What would a "whole feminism" look like?

I think it's so important to understand that feminism is not about women. Feminism is about human beings. Feminism is about the creation. It's a consciousness of how we are interrelated to each other. And to the extent that anyone's voice is muted, that must be redressed. Whole feminism is a new kind of consciousness where no person is free, as Martin Luther King Jr. said, until all people are free. It's about a human regard that we have for one another, being expressed in our daily actions.

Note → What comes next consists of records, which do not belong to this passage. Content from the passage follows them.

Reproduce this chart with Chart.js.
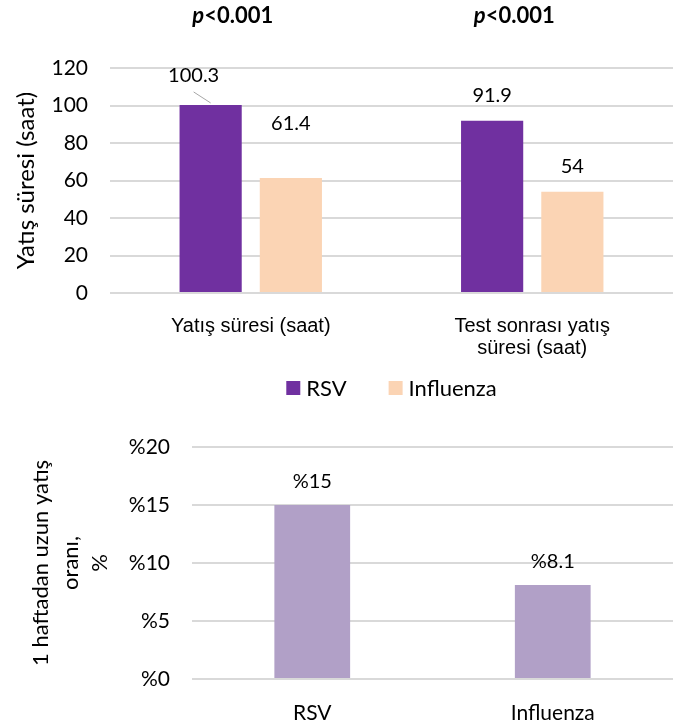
<!DOCTYPE html>
<html>
<head>
<meta charset="utf-8">
<script src="https://cdn.jsdelivr.net/npm/chart.js@4.4.1/dist/chart.umd.min.js"></script>
<style>
    html, body { margin: 0; padding: 0; background: #fff; }
    #page { position: relative; width: 673px; height: 725px; overflow: hidden; }
    #stay-box { position: absolute; left: 0; top: 0; width: 673px; height: 410px; }
    #week-box { position: absolute; left: 0; top: 405px; width: 673px; height: 320px; }
</style>
</head>
<body>
<div id="page">
    <div id="stay-box"><canvas id="stay-chart"></canvas></div>
    <div id="week-box"><canvas id="week-chart"></canvas></div>
</div>
<script>
// top chart: hours in hospital
const stayCategories = [["Yatış süresi (saat)"], ["Test sonrası yatış", "süresi (saat)"]];
const stayRsv = [100.3, 91.9];
const stayInfluenza = [61.4, 54];
const stayTicks = [0, 20, 40, 60, 80, 100, 120];
const pValues = ["<0.001", "<0.001"];

// bottom chart: share of stays longer than one week
const weekCategories = ["RSV", "Influenza"];
const weekShare = [15, 8.1];
const weekTicks = [0, 5, 10, 15, 20];

(function () {
    const black = "#000000";
    const gridColor = "#d9d9d9";
    const lato = "Lato, 'Open Sans', sans-serif";
    const arial = "'Liberation Sans', Arial, sans-serif";

    // value labels above the bars; nudges move single labels like in the original slide
    const barValueLabels = {
        id: "barValueLabels",
        afterDatasetsDraw(chart, args, opts) {
            const ctx = chart.ctx;
            ctx.save();
            ctx.font = "20px " + lato;
            ctx.fillStyle = black;
            ctx.textAlign = "center";
            ctx.textBaseline = "middle";
            chart.data.datasets.forEach((ds, di) => {
                const meta = chart.getDatasetMeta(di);
                meta.data.forEach((bar, i) => {
                    const nudge = (opts.nudges && opts.nudges[di] && opts.nudges[di][i]) || [0, 0, false];
                    const x = bar.x + nudge[0];
                    const y = bar.y - opts.gap + nudge[1];
                    ctx.fillText(opts.format(ds.data[i]), x, y);
                    if (nudge[2]) {
                        ctx.strokeStyle = "#a6a6a6";
                        ctx.lineWidth = 1;
                        ctx.beginPath();
                        ctx.moveTo(x, y + 16);
                        ctx.lineTo(bar.x, bar.y - 2);
                        ctx.stroke();
                    }
                });
            });
            ctx.restore();
        },
    };

    // "p<0.001" notes above each group, p in italics
    const pValueNotes = {
        id: "pValueNotes",
        afterDraw(chart) {
            const ctx = chart.ctx;
            const xScale = chart.scales.x;
            ctx.save();
            ctx.fillStyle = black;
            ctx.textBaseline = "middle";
            ctx.textAlign = "left";
            pValues.forEach((text, i) => {
                const cx = xScale.getPixelForValue(i) - 18;
                ctx.font = "italic bold 22px " + lato;
                const pw = ctx.measureText("p").width;
                ctx.font = "bold 22px " + lato;
                const tw = ctx.measureText(text).width;
                const x = cx - (pw + tw) / 2;
                ctx.font = "italic bold 22px " + lato;
                ctx.fillText("p", x, 16);
                ctx.font = "bold 22px " + lato;
                ctx.fillText(text, x + pw, 16);
            });
            ctx.restore();
        },
    };

    // legend drawn by hand so it can sit centred under the plot area
    const plotLegend = {
        id: "plotLegend",
        afterDraw(chart, args, opts) {
            const ctx = chart.ctx;
            const area = chart.chartArea;
            const box = 14;
            const textGap = 6;
            const itemGap = 42;
            ctx.save();
            ctx.font = "22px " + lato;
            ctx.textBaseline = "middle";
            ctx.textAlign = "left";
            const items = chart.data.datasets.map((ds) => ({
                text: ds.label,
                color: ds.backgroundColor,
                width: box + textGap + ctx.measureText(ds.label).width,
            }));
            const total = items.reduce((acc, it) => acc + it.width, 0) + itemGap * (items.length - 1);
            let x = (area.left + area.right) / 2 - total / 2;
            const y = area.bottom + opts.offset;
            items.forEach((it) => {
                ctx.fillStyle = it.color;
                ctx.fillRect(x, y - box / 2, box, box);
                ctx.fillStyle = black;
                ctx.fillText(it.text, x + box + textGap, y + 1);
                x += it.width + itemGap;
            });
            ctx.restore();
        },
    };

    new Chart(document.getElementById("stay-chart"), {
        type: "bar",
        data: {
            labels: stayCategories,
            datasets: [
                {
                    label: "RSV",
                    data: stayRsv,
                    backgroundColor: "#7030a0",
                    borderWidth: 0,
                    categoryPercentage: 0.57,
                    barPercentage: 0.775,
                },
                {
                    label: "Influenza",
                    data: stayInfluenza,
                    backgroundColor: "#fbd4b4",
                    borderWidth: 0,
                    categoryPercentage: 0.57,
                    barPercentage: 0.775,
                },
            ],
        },
        plugins: [barValueLabels, pValueNotes, plotLegend],
        options: {
            responsive: true,
            maintainAspectRatio: false,
            animation: false,
            layout: { padding: { top: 68, right: 0, bottom: 47, left: 0 } },
            scales: {
                x: {
                    grid: { display: false },
                    border: { display: false },
                    ticks: {
                        font: { family: arial, size: 20, lineHeight: 1.1 },
                        color: black,
                        padding: 14,
                        maxRotation: 0,
                        autoSkip: false,
                    },
                    afterFit(scale) {
                        scale.height = 70;
                    },
                },
                y: {
                    min: 0,
                    max: 120,
                    afterBuildTicks(scale) {
                        scale.ticks = stayTicks.map((v) => ({ value: v }));
                    },
                    ticks: { font: { family: lato, size: 21 }, color: black, padding: 22 },
                    grid: { color: gridColor, lineWidth: 2, drawTicks: false },
                    border: { display: false },
                    title: {
                        display: true,
                        text: "Yatış süresi (saat)",
                        font: { family: lato, size: 24 },
                        color: black,
                        padding: { top: 12, bottom: 0 },
                    },
                    afterFit(scale) {
                        scale.width = 110;
                    },
                },
            },
            plugins: {
                legend: { display: false },
                tooltip: { enabled: false },
                plotLegend: { offset: 95 },
                barValueLabels: {
                    gap: 25,
                    format: (v) => String(v),
                    nudges: [[[-17, -4, true], [0, 0, false]], [[0, -29, false], [0, 0, false]]],
                },
            },
        },
    });

    new Chart(document.getElementById("week-chart"), {
        type: "bar",
        data: {
            labels: weekCategories,
            datasets: [
                {
                    label: "1 haftadan uzun yatış oranı",
                    data: weekShare,
                    backgroundColor: "#b1a0c7",
                    borderWidth: 0,
                    categoryPercentage: 1,
                    barPercentage: 0.315,
                },
            ],
        },
        plugins: [barValueLabels],
        options: {
            responsive: true,
            maintainAspectRatio: false,
            animation: false,
            layout: { padding: { top: 42, right: 0, bottom: 0, left: 0 } },
            scales: {
                x: {
                    grid: { display: false },
                    border: { display: false },
                    ticks: { font: { family: lato, size: 21 }, color: black, padding: 14 },
                    afterFit(scale) {
                        scale.height = 46;
                    },
                },
                y: {
                    min: 0,
                    max: 20,
                    afterBuildTicks(scale) {
                        scale.ticks = weekTicks.map((v) => ({ value: v }));
                    },
                    ticks: {
                        font: { family: lato, size: 21 },
                        color: black,
                        padding: 22,
                        callback: (v) => "%" + v,
                    },
                    grid: { color: gridColor, lineWidth: 2, drawTicks: false },
                    border: { display: false },
                    title: {
                        display: true,
                        text: ["1 haftadan uzun yatış", "oranı,", "%"],
                        font: { family: lato, size: 22, lineHeight: 1.35 },
                        color: black,
                        padding: { top: 26, bottom: 0 },
                    },
                    afterFit(scale) {
                        scale.width = 192;
                    },
                },
            },
            plugins: {
                legend: { display: false },
                tooltip: { enabled: false },
                barValueLabels: {
                    gap: 23,
                    format: (v) => "%" + v,
                },
            },
        },
    });
})();
</script>
</body>
</html>
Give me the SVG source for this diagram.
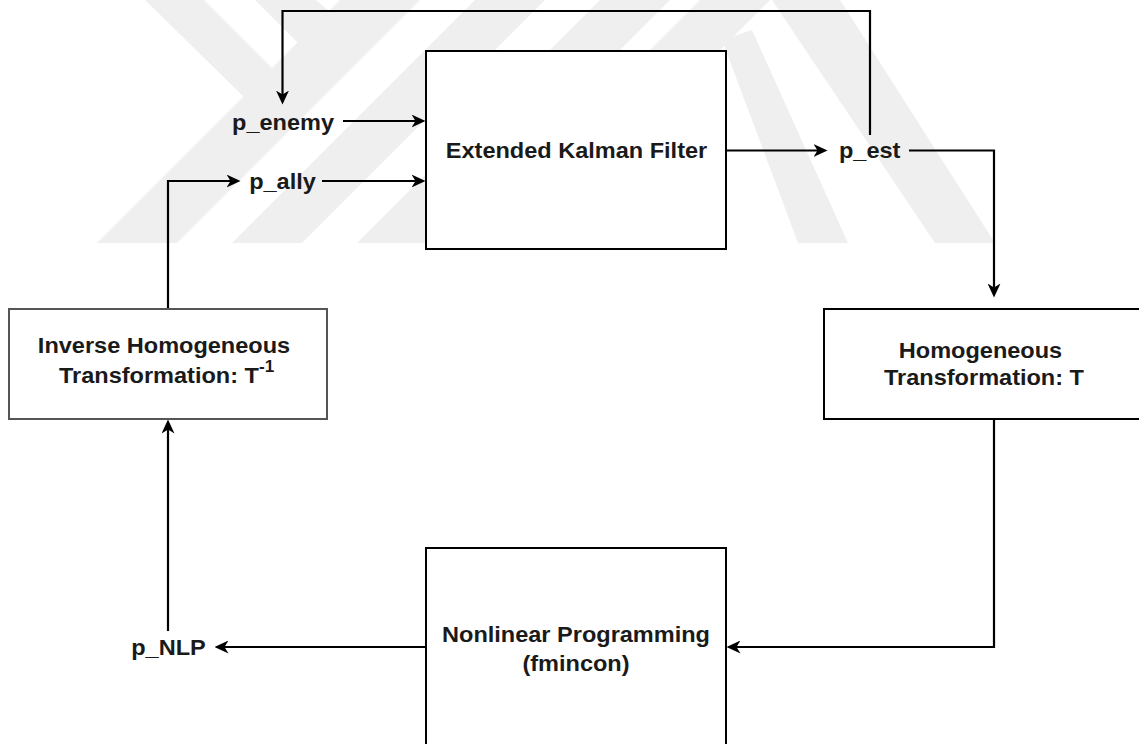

Faith and feminism need each other to complete their respective missions.
Feminism when wedded [to] faith becomes grounded in a deeper perspective that is transpersonal, something beyond itself. Feminism is a part of this larger working out of "right relationship" that theology talks about. So faith grounds feminisms beyond itself. And feminism challenges faith to take more seriously the mandate for full human equality and to include women in its vision of justice.

Did feminists hurt Democrat John Kerry's presidential bid by insisting upon one hundred percent purity on partial birth abortion, which many religious conservatives and pro-life people strongly oppose?

Given how entrenched the positions are, to debate one side or another is not the thing. I have seen for some years a crying need for dialogue. [There's] a cry out for a dialogue between these two groups. Until that happens, neither is going to convince the other side of their view. People need to come to a place of empathy for both sides of the abortion issue.